The command confusion_matrix creates an array, that shows the number of true positives (TP), false positives (FP), false negatives (FN) and true negatives (TN). These items can be used extensively for assessing the accuracy of any model.

With the data in hand, we can calculate several important statistics to assess the accuracy of our model.
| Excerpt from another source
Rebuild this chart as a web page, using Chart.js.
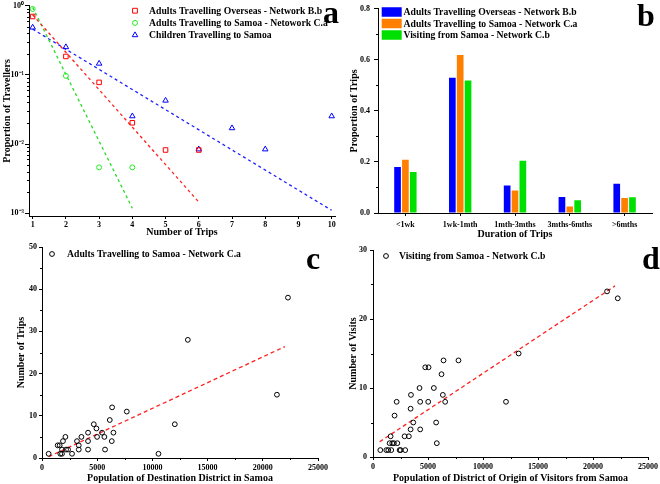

Here is a list of statistics of potential interest

  • sensitivity, recall, hit rate, or true positive rate (TPR): (TP / (TP + FN))

  • specificity, selectivity or true negative rate (TNR): (TN / (TN + FP))

  • precision or positive predictive value (PPV): (TP / (TP + FP))

  • negative predictive value (NPV): (TN / (TN + FN))

  • miss rate or false negative rate (FNR): (FN / (FN + TP))

  • fall-out or false positive rate (FPR): (FP / (FP + TN))

  • false discovery rate (FDR): (FP / (FP + TP))

  • false omission rate (FOR): (FN / (FN + TN))

  • threat score (TS) or Critical Success Index (CSI): (TP / (TP + FN + FP))

  • accuracy (ACC): (TP+TN) / (TP+FP+FN + TN))

  • F1: 2*TP/(2*TP+FP+FN)

ACCURACY, precision, recall, F1 score:

We want to pay special attention to accuracy, precision, recall, and the F1 score. Accuracy is a performance metric that is very intuitive: it is simply the ratio of all correctly predicted cases whether positive or negative and all cases in the data. 

Precision is the ratio of correctly predicted positive cases vs. all predicted positive cases. It answers the following question: Of all people in the database we predicted as donors, how many were actually donors? If we think about it, high precision should yield to a low false positive rate. This is important if our budget for the direct mail campaign is limited, we want to limit sending mail in error to those who will not respond! If we want to maximize our profit, precision is key.

Recall or sensitivity is the ratio of all correctly identified positive cases divided by all actually positive cases.  It answers the following question: How well did our model perform in correctly identifying donors among all true donors.  This is important if we want to maximize overall response (call it revenue maximization), since we want to leave off as few actual donors from our campaign as possible!

The F1 Score is the weighted average of precision and recall, hence it takes both false positives and false negatives into account. If data has an uneven class distribution, then the F1 score is far more useful than accuracy. Accuracy works best if false positives and false negatives have similar cost. If the cost of false positives and false negatives are very different, it’s better to look at both precision and recall.

ROC AUC:

ROC stands for Receiver Operating Characteristic, which is a World War II term used to evaluate the performance of radar. We discussed specificity and sensitivity before, but to refresh: sensitivity is the proportion of correctly predicted events (cases), while specificity is the the proportion of correctly identified non-events (cases). Ideally, both specificity and sensitivity should be high. The ROC curve represents the tradeoff between the two constructs.

The ROC-AUC score provides us with information about how well a model is performing its job of separating cases: in our case distinguishing donors from those not donating. A 0.91 score means that there is a 91% chance that a model can distinguish donors from non-donors. 

Results:

The table below lists accuracy statistics of the various model types. The second table ranks models column-wise, e.g. identifies the best models based on one of five accuracy metrics.

Accuracy: Adaptive Boosting and Gradient Boosting produced the best test accuracy with identical scores at 91.34.

Precision: Adaptive Boosting was a clear winner followed by XG Boost and and Gradient Boosting in second and third place, respectively.

Recall: K-Nearest Neighbors was the strongest by far with a score of 95.85. Gradient Boosting was second.

F1 Score: Gradient Boosting was best, followed by Adaptive Boosting and XG Boost, respectively.

ROC Score: Adaptive Boosting achieved the best score followed by gradient boosting and then XG Boost.

The verdict:

A not-for-profit organization is likely to be forced to use its marketing budget as judiciously as possible: Profitability is key. As a result, precision and the F1 score are most important. As a result, adaptive boosting therefore is probably a better choice as it provides the same accuracy as gradient boosting but with better precision. While gradient boosting has a better F1 score than that of adaptive boosting, the difference is minimal. Further, adaptive boosting has a better ROC score implying that that model is better at separating donors from non-donors.